Quasi-conjugate Bayes estimates for GPD parameters and application to heavy tails modelling

TL;DR

This paper introduces a quasi-conjugate Bayesian method for estimating GPD parameters, tail probabilities, and extreme quantiles, enhancing heavy tail modeling with credible interval assessments.

Contribution

It transfers Damsleth conjugate Bayes structure from Gamma to GPD, enabling efficient Gibbs sampling for parameter estimation and credible interval computation.

Findings

Bayes estimators perform comparably to standard methods on simulated data

The approach provides accurate credible intervals for extreme quantiles

Method effectively models heavy tails in real data sets

Abstract

We present a quasi-conjugate Bayes approach for estimating Generalized Pareto Distribution (GPD) parameters, distribution tails and extreme quantiles within the Peaks-Over-Threshold framework. Damsleth conjugate Bayes structure on Gamma distributions is transfered to GPD. Posterior estimates are then computed by Gibbs samplers with Hastings-Metropolis steps.
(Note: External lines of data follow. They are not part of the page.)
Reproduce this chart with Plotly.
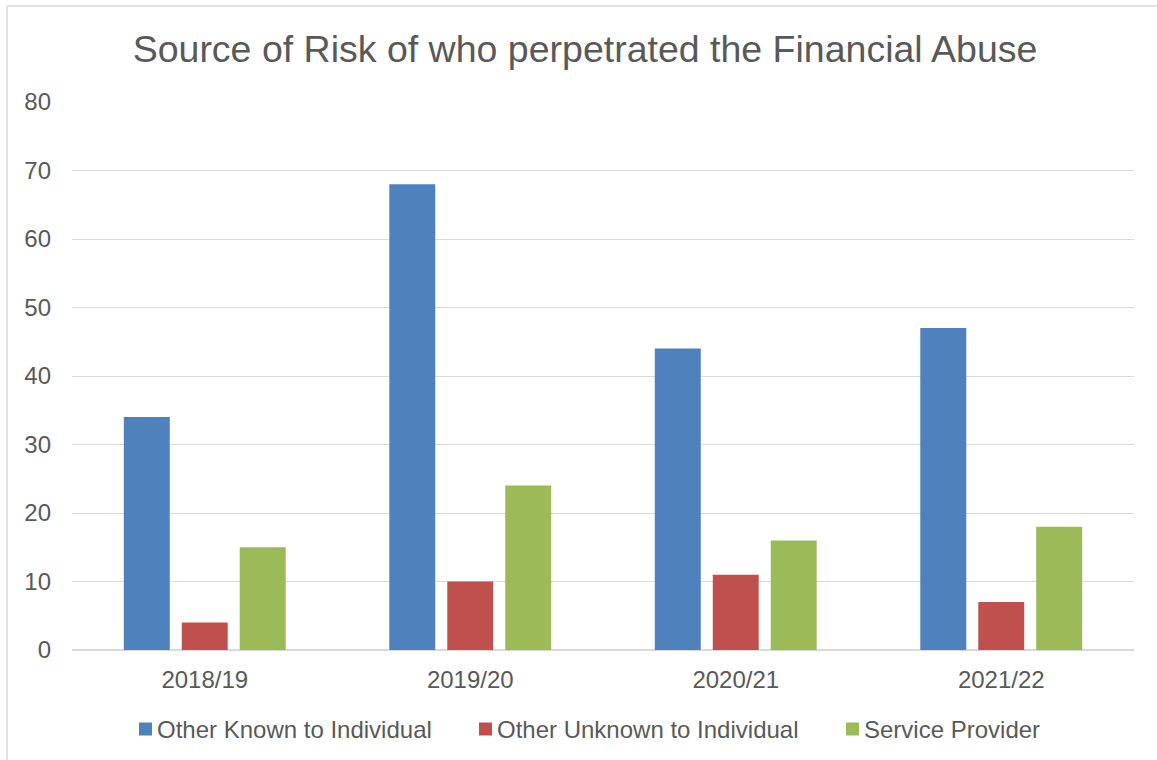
import plotly.graph_objects as go

# Financial abuse: source of risk, by year
years = ["2018/19", "2019/20", "2020/21", "2021/22"]
known = [34, 68, 44, 47]
unknown = [4, 10, 11, 7]
provider = [15, 24, 16, 18]

series_names = ["Other Known to Individual", "Other Unknown to Individual", "Service Provider"]
series_colors = ["#4F81BD", "#C0504D", "#9BBB59"]
y_ticks = [0, 10, 20, 30, 40, 50, 60, 70, 80]

font_family = "Liberation Sans, Arial, sans-serif"
text_color = "#595959"
grid_color = "#D9D9D9"

fig = go.Figure()
for name, vals, col in zip(series_names, [known, unknown, provider], series_colors):
    fig.add_trace(go.Bar(
        x=years, y=vals, name=name, showlegend=False,
        marker=dict(color=col, line=dict(width=0)),
    ))

W, H = 1157, 760
ml, mr, mt, mb = 72, 23, 102, 110
pw, ph = W - ml - mr, H - mt - mb


def px_x(px):
    return (px - ml) / pw


def px_y(py):
    return (H - mb - py) / ph


# Legend row below the axis: colour swatch followed by series name
legend_swatch_left = [139, 479, 846]
legend_text_left = [155, 495, 862]
legend_mid_y = 729
swatch = 13

shapes = [
    dict(type="line", xref="paper", yref="paper",
         x0=px_x(7), x1=px_x(W + 5), y0=px_y(6), y1=px_y(6),
         line=dict(color=grid_color, width=1.5)),
    dict(type="line", xref="paper", yref="paper",
         x0=px_x(7), x1=px_x(7), y0=px_y(6), y1=px_y(H + 5),
         line=dict(color=grid_color, width=1.5)),
]
annotations = []
for name, col, sx, tx in zip(series_names, series_colors, legend_swatch_left, legend_text_left):
    shapes.append(dict(
        type="rect", xref="paper", yref="paper",
        x0=px_x(sx), x1=px_x(sx + swatch),
        y0=px_y(legend_mid_y - swatch / 2), y1=px_y(legend_mid_y + swatch / 2),
        fillcolor=col, line=dict(width=0),
    ))
    annotations.append(dict(
        text=name, xref="paper", yref="paper",
        x=px_x(tx), y=px_y(legend_mid_y),
        xanchor="left", yanchor="middle", showarrow=False,
        font=dict(size=24, color=text_color, family=font_family),
    ))

fig.update_layout(
    width=W, height=H,
    margin=dict(l=ml, r=mr, t=mt, b=mb),
    paper_bgcolor="white",
    plot_bgcolor="white",
    font=dict(family=font_family, color=text_color, size=24),
    title=dict(
        text="Source of Risk of who perpetrated the Financial Abuse",
        x=585 / W, xref="container", xanchor="center",
        y=(H - 49) / H, yanchor="middle",
        font=dict(size=37.5, color=text_color, family=font_family),
    ),
    barmode="group",
    bargap=0.345,
    bargroupgap=0.207,
    xaxis=dict(
        showgrid=False, showline=False, zeroline=False,
        ticks="", tickfont=dict(size=24, color=text_color),
        ticklabelstandoff=13,
    ),
    yaxis=dict(
        range=[0, 80], tickvals=y_ticks,
        showgrid=True, gridcolor=grid_color, gridwidth=1,
        zeroline=True, zerolinecolor=grid_color, zerolinewidth=1.5,
        showline=False, ticks="",
        tickfont=dict(size=24, color=text_color),
        ticklabelstandoff=20,
    ),
    showlegend=False,
    shapes=shapes,
    annotations=annotations,
)

fig.write_html("out.html")
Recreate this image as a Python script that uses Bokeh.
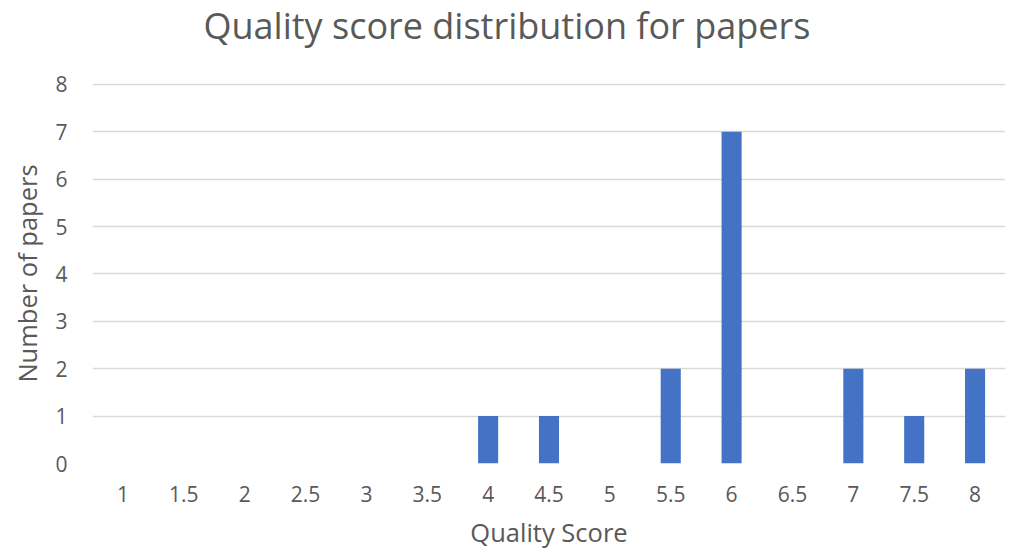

Accurate Bayes credibility intervals are also defined, they provide assessment of the quality of the extreme events estimates. An empirical Bayesian method is used in this work, but the suggested approach could incorporate prior information. It is shown that the obtained quasi-conjugate Bayes estimators compare well with the GPD standard estimators when simulated and real data sets are studied.